With the one exception of if we get three interrupts happening in very close succession, particularly the later two of the three, so the second arrived mid-way during the copying just after point A and the third arrived mid-way during the copying just after point B, is there any way this code can end up with a non-atomically-copied (partly from one iteration of filling it, partly from another) version of MtoIArray or a non-atomically-copied version of ArrayIntToMainMain?
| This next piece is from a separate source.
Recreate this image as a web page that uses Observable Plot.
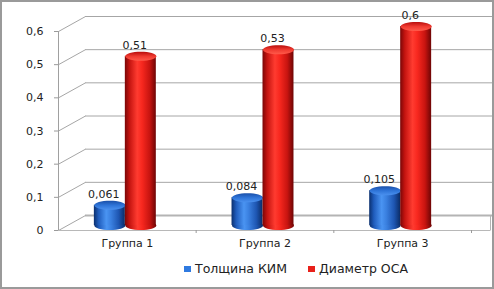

Does this achieve the same as would be achieved by having sections in the main loop wrapped in atomic blocks which perform the copying both ways, except in this case there aren't any periods where an arriving interrupt would be delayed in executing due to an atomic block?

Thank you

Yes, both the flag and the array being volatile is sufficient to ensure correct ordering for interrupt handlers.

What about memory barriers placed between Flag=0; and the start of the copying and after the copying before Flag=1; Do they actually work properly for ATMEGA and ATTINY?

For single-core CPUs, you only need compile-time memory barriers in this case, e.g. atomic_signal_fence, but an inline assembly memory clobber should do the trick as well.

Synchronization with signal handlers is tricky, see std::signal - cppreference.com for details.

This code is not correct, it has data races, as you indicate in your post.

No, the version with atomic blocks would be race-free.